THE EXERCISE: Extract every line that includes the string "this".

Begin EXTRACTED INFORMATION

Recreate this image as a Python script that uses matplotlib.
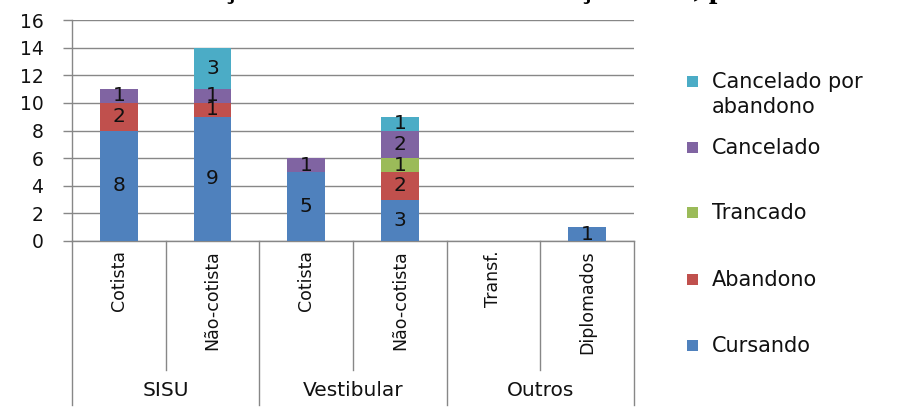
import matplotlib
matplotlib.use("Agg")
import matplotlib.pyplot as plt
import matplotlib.transforms as mtransforms
from matplotlib.patches import Rectangle

# ---- data ----
subcats = ["Cotista", "Não-cotista", "Cotista", "Não-cotista", "Transf.", "Diplomados"]
groups = ["SISU", "Vestibular", "Outros"]
group_sizes = [2, 2, 2]
series_names = ["Cursando", "Abandono", "Trancado", "Cancelado", "Cancelado por\nabandono"]
cursando = [8, 9, 5, 3, 0, 1]
abandono = [2, 1, 0, 2, 0, 0]
trancado = [0, 0, 0, 1, 0, 0]
cancelado = [1, 1, 1, 2, 0, 0]
canc_aband = [0, 3, 0, 1, 0, 0]
series_values = [cursando, abandono, trancado, cancelado, canc_aband]
colors = ["#4F81BD", "#C0504D", "#9BBB59", "#8064A2", "#4BACC6"]
yticks = [0, 2, 4, 6, 8, 10, 12, 14, 16]
title = "Gráfico 1 – Situação dos estudantes do Serviço Social, por forma de ingresso"

W, H = 906, 409
FONT = "DejaVu Sans"
TXT = "#111111"
GRID = "#878787"
fig = plt.figure(figsize=(W / 100, H / 100), dpi=100)

def fx(px):
    return px / W

def fy(py):
    return 1 - py / H

ax_l, ax_r, ax_t, ax_b = 72, 634, 20, 241
ax = fig.add_axes([fx(ax_l), fy(ax_b), fx(ax_r - ax_l), (ax_b - ax_t) / H])
ax_h = ax_b - ax_t

x = list(range(len(subcats)))
bottom = [0] * len(subcats)
for vals, col in zip(series_values, colors):
    ax.bar(x, vals, width=0.40, bottom=bottom, color=col, zorder=3)
    for xi, v, b in zip(x, vals, bottom):
        if v > 0:
            ax.text(xi, b + v / 2, str(v), ha="center", va="center",
                    fontsize=14.5, family=FONT, color=TXT, zorder=4)
    bottom = [b + v for b, v in zip(bottom, vals)]

ax.set_xlim(-0.5, len(subcats) - 0.5)
ax.set_ylim(0, 16)
ax.set_yticks(yticks)
ax.set_yticklabels([str(t) for t in yticks], fontsize=13.5, family=FONT, color=TXT)
ax.tick_params(axis="y", length=6.5, width=1, color=GRID, pad=14)
ax.set_xticks([])
ax.yaxis.grid(True, color=GRID, lw=1, zorder=0)
for s in ["top", "right"]:
    ax.spines[s].set_visible(False)
for s in ["left", "bottom"]:
    ax.spines[s].set_color(GRID)
    ax.spines[s].set_linewidth(1)

# multi-level category axis
trans = mtransforms.blended_transform_factory(ax.transData, ax.transAxes)
y_sub = -(370 - ax_b) / ax_h
y_grp = -(405 - ax_b) / ax_h
for xi, lab in zip(x, subcats):
    ax.text(xi, -9 / ax_h, lab, rotation=90, ha="center", va="top",
            fontsize=12.5, family=FONT, color=TXT, transform=trans)
start = 0
for g, n in zip(groups, group_sizes):
    end = start + n
    ax.plot([start - 0.5, start - 0.5], [0, y_grp], color=GRID, lw=1,
            transform=trans, clip_on=False)
    for k in range(start + 1, end):
        ax.plot([k - 0.5, k - 0.5], [0, y_sub], color=GRID, lw=1,
                transform=trans, clip_on=False)
    ax.text((start + end - 1) / 2, -(391 - ax_b) / ax_h, g, ha="center", va="center",
            fontsize=14.5, family=FONT, color=TXT, transform=trans)
    start = end
ax.plot([start - 0.5, start - 0.5], [0, y_grp], color=GRID, lw=1,
        transform=trans, clip_on=False)

# legend (top to bottom: reversed series)
leg_y = [82, 148, 213, 280, 346]
for name, col, yy in zip(series_names[::-1], colors[::-1], leg_y):
    fig.add_artist(Rectangle((fx(687), fy(yy + 5)), fx(11), 11 / H,
                             facecolor=col, edgecolor="none", transform=fig.transFigure))
    lines = name.split("\n")
    for i, ln in enumerate(lines):
        fig.text(fx(712), fy(yy + i * 25), ln, ha="left", va="center",
                 fontsize=15, family=FONT, color=TXT)

# clipped title at the very top (only the lowest pixels are visible)
fig.text(fx(2), fy(-3.5), title, ha="left", va="baseline", fontsize=22,
         family="Liberation Serif", weight="bold", color="black")

fig.savefig("out.png", dpi=100)
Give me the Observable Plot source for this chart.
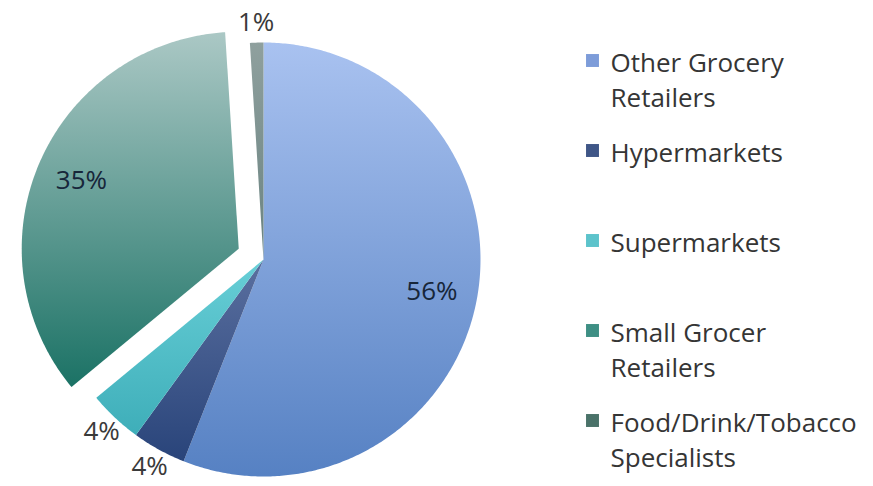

End EXTRACTED INFORMATION

WRITTEN ANSWER:
Recreate this image as a Python script that uses matplotlib.
Give me the Observable Plot source for this chart.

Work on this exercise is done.